>> START PROVIDED DATA

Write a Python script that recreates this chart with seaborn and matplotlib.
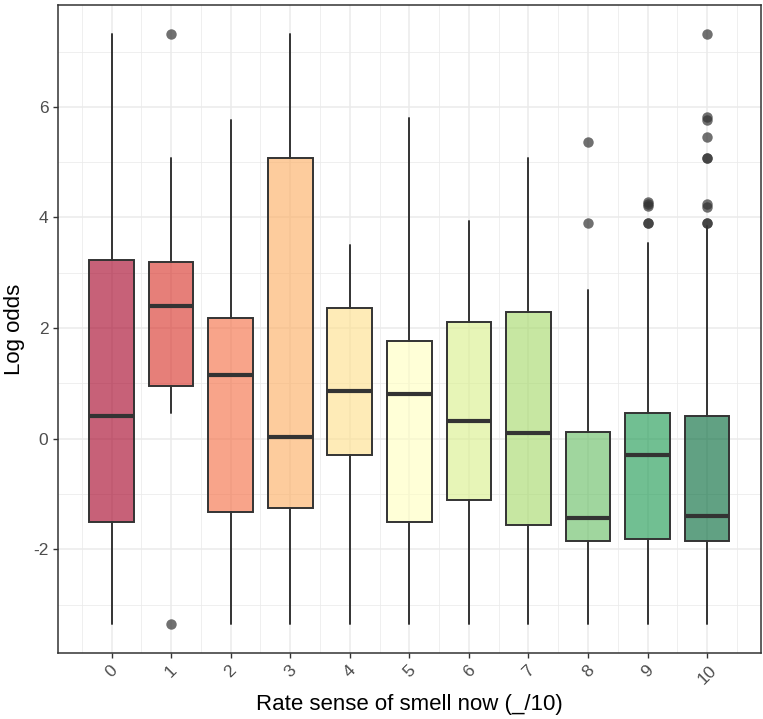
import numpy as np
import seaborn as sns
import matplotlib.pyplot as plt
from matplotlib.ticker import MultipleLocator

# values (log odds by smell rating)
ratings = ["0", "1", "2", "3", "4", "5", "6", "7", "8", "9", "10"]
q1 = [-1.50, 0.95, -1.33, -1.26, -0.30, -1.51, -1.11, -1.56, -1.84, -1.81, -1.84]
med = [0.42, 2.40, 1.16, 0.03, 0.87, 0.80, 0.32, 0.10, -1.44, -0.29, -1.39]
q3 = [3.23, 3.19, 2.18, 5.08, 2.36, 1.77, 2.11, 2.29, 0.13, 0.46, 0.42]
whis_lo = [-3.34, 0.46, -3.34, -3.34, -3.34, -3.34, -3.34, -3.34, -3.34, -3.34, -3.34]
whis_hi = [7.31, 5.08, 5.76, 7.31, 3.51, 5.80, 3.94, 5.08, 2.69, 3.53, 3.85]
outliers = [
    [],
    [7.31, -3.35],
    [],
    [],
    [],
    [],
    [],
    [],
    [5.37, 3.90],
    [4.28, 4.21, 4.24, 3.90, 3.90],
    [7.31, 5.82, 5.76, 5.46, 5.08, 5.08, 4.25, 4.19, 3.90, 3.90],
]

# brewer RdYlGn, 11 classes
box_colors = ["#a50026", "#d73027", "#f46d43", "#fdae61", "#fee08b", "#ffffbf",
              "#d9ef8b", "#a6d96a", "#66bd63", "#1a9850", "#006837"]

sns.set_theme(style="whitegrid")
plt.rcParams['font.family'] = ['Liberation Sans', 'DejaVu Sans']
plt.rcParams['axes.unicode_minus'] = False

colors = sns.color_palette(box_colors)

fig = plt.figure(figsize=(7.63, 7.19), dpi=100)
ax = fig.add_axes([0.076, 0.092, 0.921, 0.901])

stats = []
for i in range(len(ratings)):
    stats.append({"q1": q1[i], "med": med[i], "q3": q3[i],
                  "whislo": whis_lo[i], "whishi": whis_hi[i],
                  "fliers": outliers[i]})

bp = ax.bxp(stats, positions=np.arange(len(ratings)), widths=0.75,
            patch_artist=True, showcaps=False, manage_ticks=False,
            boxprops=dict(edgecolor="#333333", linewidth=1.4),
            whiskerprops=dict(color="#333333", linewidth=1.4),
            medianprops=dict(color="#333333", linewidth=3.0, solid_capstyle="butt"),
            flierprops=dict(marker="o", markerfacecolor="#333333",
                            markeredgecolor="none", markersize=7.5, alpha=0.7))
for patch, c in zip(bp["boxes"], colors):
    patch.set_facecolor((c[0], c[1], c[2], 0.62))
    patch.set_zorder(2)

ax.set_xlim(-0.9, len(ratings) - 0.1)
ax.set_ylim(-3.87, 7.84)
ax.set_xticks(np.arange(len(ratings)))
ax.set_xticklabels(ratings, rotation=45, ha="center", va="top")
ax.xaxis.set_minor_locator(MultipleLocator(1, offset=0.5))
ax.yaxis.set_major_locator(MultipleLocator(2))
ax.yaxis.set_minor_locator(MultipleLocator(1))

ax.grid(which="major", color="#ebebeb", linewidth=1.1)
ax.grid(which="minor", color="#ebebeb", linewidth=0.55)
ax.set_axisbelow(True)
for s in ax.spines.values():
    s.set_color("#333333")
    s.set_linewidth(1.1)

ax.tick_params(axis="both", which="major", length=3.5, width=1.0, color="#333333",
               labelsize=12.5, labelcolor="#4d4d4d", bottom=True, left=True)
ax.tick_params(axis="both", which="minor", length=0)

ax.set_xlabel("Rate sense of smell now (_/10)", fontsize=16, color="black", labelpad=5)
ax.set_ylabel("Log odds", fontsize=16, color="black", labelpad=6)

fig.savefig("out.png", dpi=100)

>> END PROVIDED DATA

PROBLEM TO SOLVE:
Exclude the images, then output the data above word for word.

WRITTEN SOLUTION:
Write a Python script that recreates this chart with seaborn and matplotlib.
import numpy as np
import seaborn as sns
import matplotlib.pyplot as plt
from matplotlib.ticker import MultipleLocator

# values (log odds by smell rating)
ratings = ["0", "1", "2", "3", "4", "5", "6", "7", "8", "9", "10"]
q1 = [-1.50, 0.95, -1.33, -1.26, -0.30, -1.51, -1.11, -1.56, -1.84, -1.81, -1.84]
med = [0.42, 2.40, 1.16, 0.03, 0.87, 0.80, 0.32, 0.10, -1.44, -0.29, -1.39]
q3 = [3.23, 3.19, 2.18, 5.08, 2.36, 1.77, 2.11, 2.29, 0.13, 0.46, 0.42]
whis_lo = [-3.34, 0.46, -3.34, -3.34, -3.34, -3.34, -3.34, -3.34, -3.34, -3.34, -3.34]
whis_hi = [7.31, 5.08, 5.76, 7.31, 3.51, 5.80, 3.94, 5.08, 2.69, 3.53, 3.85]
outliers = [
    [],
    [7.31, -3.35],
    [],
    [],
    [],
    [],
    [],
    [],
    [5.37, 3.90],
    [4.28, 4.21, 4.24, 3.90, 3.90],
    [7.31, 5.82, 5.76, 5.46, 5.08, 5.08, 4.25, 4.19, 3.90, 3.90],
]

# brewer RdYlGn, 11 classes
box_colors = ["#a50026", "#d73027", "#f46d43", "#fdae61", "#fee08b", "#ffffbf",
              "#d9ef8b", "#a6d96a", "#66bd63", "#1a9850", "#006837"]

sns.set_theme(style="whitegrid")
plt.rcParams['font.family'] = ['Liberation Sans', 'DejaVu Sans']
plt.rcParams['axes.unicode_minus'] = False

colors = sns.color_palette(box_colors)

fig = plt.figure(figsize=(7.63, 7.19), dpi=100)
ax = fig.add_axes([0.076, 0.092, 0.921, 0.901])

stats = []
for i in range(len(ratings)):
    stats.append({"q1": q1[i], "med": med[i], "q3": q3[i],
                  "whislo": whis_lo[i], "whishi": whis_hi[i],
                  "fliers": outliers[i]})

bp = ax.bxp(stats, positions=np.arange(len(ratings)), widths=0.75,
            patch_artist=True, showcaps=False, manage_ticks=False,
            boxprops=dict(edgecolor="#333333", linewidth=1.4),
            whiskerprops=dict(color="#333333", linewidth=1.4),
            medianprops=dict(color="#333333", linewidth=3.0, solid_capstyle="butt"),
            flierprops=dict(marker="o", markerfacecolor="#333333",
                            markeredgecolor="none", markersize=7.5, alpha=0.7))
for patch, c in zip(bp["boxes"], colors):
    patch.set_facecolor((c[0], c[1], c[2], 0.62))
    patch.set_zorder(2)

ax.set_xlim(-0.9, len(ratings) - 0.1)
ax.set_ylim(-3.87, 7.84)
ax.set_xticks(np.arange(len(ratings)))
ax.set_xticklabels(ratings, rotation=45, ha="center", va="top")
ax.xaxis.set_minor_locator(MultipleLocator(1, offset=0.5))
ax.yaxis.set_major_locator(MultipleLocator(2))
ax.yaxis.set_minor_locator(MultipleLocator(1))

ax.grid(which="major", color="#ebebeb", linewidth=1.1)
ax.grid(which="minor", color="#ebebeb", linewidth=0.55)
ax.set_axisbelow(True)
for s in ax.spines.values():
    s.set_color("#333333")
    s.set_linewidth(1.1)

ax.tick_params(axis="both", which="major", length=3.5, width=1.0, color="#333333",
               labelsize=12.5, labelcolor="#4d4d4d", bottom=True, left=True)
ax.tick_params(axis="both", which="minor", length=0)

ax.set_xlabel("Rate sense of smell now (_/10)", fontsize=16, color="black", labelpad=5)
ax.set_ylabel("Log odds", fontsize=16, color="black", labelpad=6)

fig.savefig("out.png", dpi=100)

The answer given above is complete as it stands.